Task requirements:
Quote word for word the lines below, beginning with the first and ending with the one that has "import pandas as pd". Drop the pictures.

Data lines:
* * * * * * *
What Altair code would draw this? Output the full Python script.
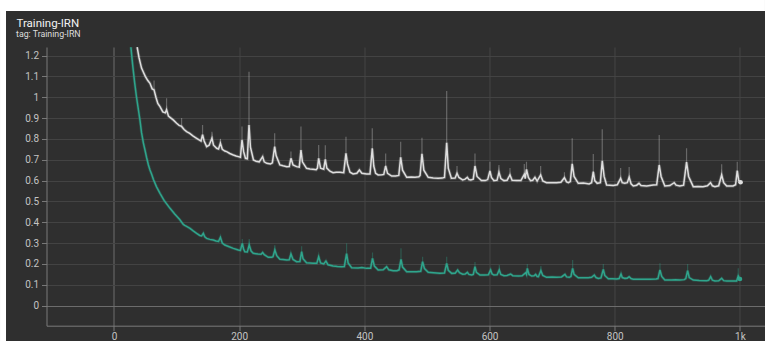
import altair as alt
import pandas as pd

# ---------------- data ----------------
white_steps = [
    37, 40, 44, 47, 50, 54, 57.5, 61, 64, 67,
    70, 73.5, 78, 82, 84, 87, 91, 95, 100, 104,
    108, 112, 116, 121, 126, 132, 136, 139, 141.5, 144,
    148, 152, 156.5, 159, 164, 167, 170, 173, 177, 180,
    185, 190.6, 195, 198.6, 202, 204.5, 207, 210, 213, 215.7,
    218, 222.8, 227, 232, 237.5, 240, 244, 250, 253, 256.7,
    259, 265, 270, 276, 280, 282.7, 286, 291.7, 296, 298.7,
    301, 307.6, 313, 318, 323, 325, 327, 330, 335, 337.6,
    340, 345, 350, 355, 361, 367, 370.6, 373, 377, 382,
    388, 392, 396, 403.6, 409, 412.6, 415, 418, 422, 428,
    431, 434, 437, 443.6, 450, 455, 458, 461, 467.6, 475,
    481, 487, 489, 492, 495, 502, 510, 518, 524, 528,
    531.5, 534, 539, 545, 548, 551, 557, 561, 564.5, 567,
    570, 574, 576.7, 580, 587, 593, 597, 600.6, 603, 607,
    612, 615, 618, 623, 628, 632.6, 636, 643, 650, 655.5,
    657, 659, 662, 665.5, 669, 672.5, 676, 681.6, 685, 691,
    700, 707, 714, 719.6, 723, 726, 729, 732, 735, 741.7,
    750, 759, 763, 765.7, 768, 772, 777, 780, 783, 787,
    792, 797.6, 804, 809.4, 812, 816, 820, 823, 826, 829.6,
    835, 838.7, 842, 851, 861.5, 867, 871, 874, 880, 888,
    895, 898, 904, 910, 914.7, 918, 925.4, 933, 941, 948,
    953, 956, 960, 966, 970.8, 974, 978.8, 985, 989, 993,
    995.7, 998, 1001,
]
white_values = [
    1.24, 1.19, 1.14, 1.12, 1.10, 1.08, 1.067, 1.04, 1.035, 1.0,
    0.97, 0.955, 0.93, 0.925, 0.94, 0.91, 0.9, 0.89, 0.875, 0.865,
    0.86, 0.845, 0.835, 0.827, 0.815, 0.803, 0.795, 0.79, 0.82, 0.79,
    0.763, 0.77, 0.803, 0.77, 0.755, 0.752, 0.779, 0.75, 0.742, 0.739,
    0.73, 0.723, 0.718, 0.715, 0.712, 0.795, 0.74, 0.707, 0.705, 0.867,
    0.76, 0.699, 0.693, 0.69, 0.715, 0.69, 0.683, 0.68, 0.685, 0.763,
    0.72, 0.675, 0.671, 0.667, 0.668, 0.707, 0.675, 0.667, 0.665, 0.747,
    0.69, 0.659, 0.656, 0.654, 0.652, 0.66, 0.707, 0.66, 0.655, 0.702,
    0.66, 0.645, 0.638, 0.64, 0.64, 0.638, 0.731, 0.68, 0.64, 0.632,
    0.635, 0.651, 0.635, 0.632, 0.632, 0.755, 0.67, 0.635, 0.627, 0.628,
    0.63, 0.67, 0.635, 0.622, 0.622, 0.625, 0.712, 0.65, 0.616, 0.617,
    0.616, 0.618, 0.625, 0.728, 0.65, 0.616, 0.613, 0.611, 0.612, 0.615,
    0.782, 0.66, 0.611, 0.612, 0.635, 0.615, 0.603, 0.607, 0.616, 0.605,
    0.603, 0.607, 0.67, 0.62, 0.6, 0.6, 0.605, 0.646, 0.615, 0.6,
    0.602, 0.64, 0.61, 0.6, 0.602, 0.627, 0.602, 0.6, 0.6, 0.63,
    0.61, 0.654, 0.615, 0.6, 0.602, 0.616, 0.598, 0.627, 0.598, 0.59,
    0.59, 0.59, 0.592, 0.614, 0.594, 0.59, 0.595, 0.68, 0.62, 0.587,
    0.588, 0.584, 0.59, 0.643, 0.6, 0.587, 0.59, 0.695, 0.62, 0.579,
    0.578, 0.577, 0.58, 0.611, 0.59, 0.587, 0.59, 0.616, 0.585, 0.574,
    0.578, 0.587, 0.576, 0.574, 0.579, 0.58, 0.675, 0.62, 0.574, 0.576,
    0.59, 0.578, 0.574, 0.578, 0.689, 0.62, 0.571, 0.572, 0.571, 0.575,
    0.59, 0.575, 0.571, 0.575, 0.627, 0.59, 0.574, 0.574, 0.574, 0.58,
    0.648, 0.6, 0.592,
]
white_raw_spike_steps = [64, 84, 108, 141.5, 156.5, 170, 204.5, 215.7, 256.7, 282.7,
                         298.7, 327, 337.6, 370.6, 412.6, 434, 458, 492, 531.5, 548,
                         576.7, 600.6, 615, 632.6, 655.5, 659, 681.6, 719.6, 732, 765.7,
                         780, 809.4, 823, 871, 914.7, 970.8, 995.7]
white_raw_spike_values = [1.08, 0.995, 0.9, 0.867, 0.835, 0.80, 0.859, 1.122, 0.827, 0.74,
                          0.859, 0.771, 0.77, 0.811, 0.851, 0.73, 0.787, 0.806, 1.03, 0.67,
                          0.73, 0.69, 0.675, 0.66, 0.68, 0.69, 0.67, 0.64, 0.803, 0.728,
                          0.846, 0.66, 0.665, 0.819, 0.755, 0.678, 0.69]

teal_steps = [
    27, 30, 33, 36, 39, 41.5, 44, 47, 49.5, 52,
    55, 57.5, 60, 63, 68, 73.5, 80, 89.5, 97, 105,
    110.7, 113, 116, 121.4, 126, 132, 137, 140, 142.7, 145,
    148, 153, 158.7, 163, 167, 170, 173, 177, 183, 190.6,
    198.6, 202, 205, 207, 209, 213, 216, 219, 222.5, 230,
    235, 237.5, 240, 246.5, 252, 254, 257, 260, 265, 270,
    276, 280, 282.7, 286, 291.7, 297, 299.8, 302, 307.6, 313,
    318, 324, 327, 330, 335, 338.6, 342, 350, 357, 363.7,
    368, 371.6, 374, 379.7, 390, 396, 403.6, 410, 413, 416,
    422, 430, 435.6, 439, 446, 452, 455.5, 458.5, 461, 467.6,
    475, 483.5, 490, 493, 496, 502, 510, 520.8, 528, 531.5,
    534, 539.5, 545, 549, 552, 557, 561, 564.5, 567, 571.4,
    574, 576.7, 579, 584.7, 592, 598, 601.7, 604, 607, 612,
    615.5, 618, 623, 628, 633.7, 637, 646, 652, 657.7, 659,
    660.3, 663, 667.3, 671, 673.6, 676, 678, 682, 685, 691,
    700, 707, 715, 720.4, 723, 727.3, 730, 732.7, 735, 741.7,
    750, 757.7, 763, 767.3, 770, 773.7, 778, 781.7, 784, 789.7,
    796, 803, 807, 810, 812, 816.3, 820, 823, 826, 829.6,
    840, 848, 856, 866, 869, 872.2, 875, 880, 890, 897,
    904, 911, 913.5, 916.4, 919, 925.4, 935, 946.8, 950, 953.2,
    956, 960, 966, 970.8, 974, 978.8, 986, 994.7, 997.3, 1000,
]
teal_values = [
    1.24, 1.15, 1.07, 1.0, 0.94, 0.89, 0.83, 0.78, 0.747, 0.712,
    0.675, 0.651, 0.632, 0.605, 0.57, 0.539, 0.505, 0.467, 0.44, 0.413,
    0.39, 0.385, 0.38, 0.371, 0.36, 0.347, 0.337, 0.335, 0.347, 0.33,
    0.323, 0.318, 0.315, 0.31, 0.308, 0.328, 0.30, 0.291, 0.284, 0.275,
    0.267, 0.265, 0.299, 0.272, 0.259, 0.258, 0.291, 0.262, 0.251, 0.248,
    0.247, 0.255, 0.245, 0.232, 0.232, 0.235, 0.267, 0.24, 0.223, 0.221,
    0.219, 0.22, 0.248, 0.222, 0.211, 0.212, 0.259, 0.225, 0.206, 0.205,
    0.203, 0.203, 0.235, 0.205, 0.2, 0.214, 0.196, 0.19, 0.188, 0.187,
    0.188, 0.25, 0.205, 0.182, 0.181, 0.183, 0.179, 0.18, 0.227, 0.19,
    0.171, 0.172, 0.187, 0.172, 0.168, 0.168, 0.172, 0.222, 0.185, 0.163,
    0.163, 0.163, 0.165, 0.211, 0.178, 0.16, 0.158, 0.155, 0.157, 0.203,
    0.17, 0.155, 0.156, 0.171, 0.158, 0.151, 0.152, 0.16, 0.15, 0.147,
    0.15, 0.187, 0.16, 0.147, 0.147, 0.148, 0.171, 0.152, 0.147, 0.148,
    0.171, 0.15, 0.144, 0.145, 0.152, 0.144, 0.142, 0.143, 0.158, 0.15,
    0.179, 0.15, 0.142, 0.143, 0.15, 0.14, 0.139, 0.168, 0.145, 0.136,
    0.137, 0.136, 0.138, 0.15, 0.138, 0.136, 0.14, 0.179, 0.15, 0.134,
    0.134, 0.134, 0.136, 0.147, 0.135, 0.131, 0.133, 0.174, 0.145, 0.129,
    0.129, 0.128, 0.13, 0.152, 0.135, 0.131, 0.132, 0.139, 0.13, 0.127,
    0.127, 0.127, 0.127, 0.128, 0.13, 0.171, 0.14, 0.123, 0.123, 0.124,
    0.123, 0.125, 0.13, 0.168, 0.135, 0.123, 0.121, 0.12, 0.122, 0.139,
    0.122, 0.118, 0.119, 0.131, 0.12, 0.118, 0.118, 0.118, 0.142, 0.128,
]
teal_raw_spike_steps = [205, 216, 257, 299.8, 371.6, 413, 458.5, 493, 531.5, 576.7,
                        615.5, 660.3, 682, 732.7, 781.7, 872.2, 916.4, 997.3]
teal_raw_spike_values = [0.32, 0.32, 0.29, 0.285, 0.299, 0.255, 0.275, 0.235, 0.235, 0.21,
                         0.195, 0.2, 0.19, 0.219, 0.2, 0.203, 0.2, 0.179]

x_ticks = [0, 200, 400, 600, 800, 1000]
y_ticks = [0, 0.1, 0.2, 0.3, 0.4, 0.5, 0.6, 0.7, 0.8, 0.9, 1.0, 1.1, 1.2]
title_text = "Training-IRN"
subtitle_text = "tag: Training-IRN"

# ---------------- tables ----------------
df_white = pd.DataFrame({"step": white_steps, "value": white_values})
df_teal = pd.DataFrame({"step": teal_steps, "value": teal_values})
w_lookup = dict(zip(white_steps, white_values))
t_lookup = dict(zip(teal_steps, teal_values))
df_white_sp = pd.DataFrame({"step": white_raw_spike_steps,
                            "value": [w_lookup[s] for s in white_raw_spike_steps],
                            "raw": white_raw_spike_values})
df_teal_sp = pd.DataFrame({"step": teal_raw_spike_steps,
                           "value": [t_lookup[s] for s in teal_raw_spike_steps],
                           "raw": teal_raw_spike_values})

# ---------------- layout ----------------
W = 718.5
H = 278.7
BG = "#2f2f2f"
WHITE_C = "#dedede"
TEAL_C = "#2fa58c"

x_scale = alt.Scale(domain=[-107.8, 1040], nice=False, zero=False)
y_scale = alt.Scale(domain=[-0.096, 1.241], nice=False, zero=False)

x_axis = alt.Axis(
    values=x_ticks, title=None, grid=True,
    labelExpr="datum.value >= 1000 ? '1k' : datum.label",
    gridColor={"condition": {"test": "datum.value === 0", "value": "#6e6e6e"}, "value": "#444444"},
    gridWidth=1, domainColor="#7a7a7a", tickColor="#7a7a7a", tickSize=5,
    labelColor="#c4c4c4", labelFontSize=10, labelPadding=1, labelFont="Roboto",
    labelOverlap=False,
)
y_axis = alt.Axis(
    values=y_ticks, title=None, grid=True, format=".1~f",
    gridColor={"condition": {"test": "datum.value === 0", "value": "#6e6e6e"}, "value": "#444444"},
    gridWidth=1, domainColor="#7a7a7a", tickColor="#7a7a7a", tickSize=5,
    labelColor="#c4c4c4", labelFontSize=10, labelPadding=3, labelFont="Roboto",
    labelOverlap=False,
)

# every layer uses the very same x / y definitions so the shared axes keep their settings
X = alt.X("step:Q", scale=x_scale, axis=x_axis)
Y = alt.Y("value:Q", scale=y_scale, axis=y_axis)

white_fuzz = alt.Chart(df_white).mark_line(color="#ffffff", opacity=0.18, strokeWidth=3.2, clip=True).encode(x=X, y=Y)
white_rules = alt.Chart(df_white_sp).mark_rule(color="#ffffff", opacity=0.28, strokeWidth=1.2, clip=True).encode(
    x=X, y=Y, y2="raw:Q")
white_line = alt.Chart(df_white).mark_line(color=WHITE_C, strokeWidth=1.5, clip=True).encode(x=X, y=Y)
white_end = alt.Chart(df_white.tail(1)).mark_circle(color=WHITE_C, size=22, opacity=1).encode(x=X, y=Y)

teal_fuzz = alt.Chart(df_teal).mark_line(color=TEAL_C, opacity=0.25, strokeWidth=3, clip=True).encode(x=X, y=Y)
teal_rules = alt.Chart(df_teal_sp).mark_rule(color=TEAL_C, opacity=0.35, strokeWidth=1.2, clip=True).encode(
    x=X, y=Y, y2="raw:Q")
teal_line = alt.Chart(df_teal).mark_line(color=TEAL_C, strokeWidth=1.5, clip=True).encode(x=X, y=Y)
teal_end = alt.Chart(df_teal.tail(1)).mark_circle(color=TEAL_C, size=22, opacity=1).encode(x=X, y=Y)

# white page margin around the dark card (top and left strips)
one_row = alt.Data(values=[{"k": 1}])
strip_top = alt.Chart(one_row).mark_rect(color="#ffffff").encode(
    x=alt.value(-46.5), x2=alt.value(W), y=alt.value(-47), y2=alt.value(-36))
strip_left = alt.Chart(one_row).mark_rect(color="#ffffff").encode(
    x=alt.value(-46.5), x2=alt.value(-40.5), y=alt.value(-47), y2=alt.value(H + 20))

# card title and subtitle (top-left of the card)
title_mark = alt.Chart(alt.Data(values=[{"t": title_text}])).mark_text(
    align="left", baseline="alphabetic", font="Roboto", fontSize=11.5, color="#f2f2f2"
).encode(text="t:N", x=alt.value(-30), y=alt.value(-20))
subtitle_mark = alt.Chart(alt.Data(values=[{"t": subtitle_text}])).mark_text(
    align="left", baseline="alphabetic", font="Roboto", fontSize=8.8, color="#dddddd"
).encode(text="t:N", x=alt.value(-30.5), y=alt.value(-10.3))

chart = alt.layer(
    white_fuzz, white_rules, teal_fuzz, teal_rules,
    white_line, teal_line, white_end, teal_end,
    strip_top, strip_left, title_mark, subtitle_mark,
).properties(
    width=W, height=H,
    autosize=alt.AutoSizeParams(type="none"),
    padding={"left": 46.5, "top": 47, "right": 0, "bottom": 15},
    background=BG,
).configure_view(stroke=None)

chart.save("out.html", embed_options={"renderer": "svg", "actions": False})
* * * * * * *
Final result:
What Altair code would draw this? Output the full Python script.
import altair as alt
import pandas as pd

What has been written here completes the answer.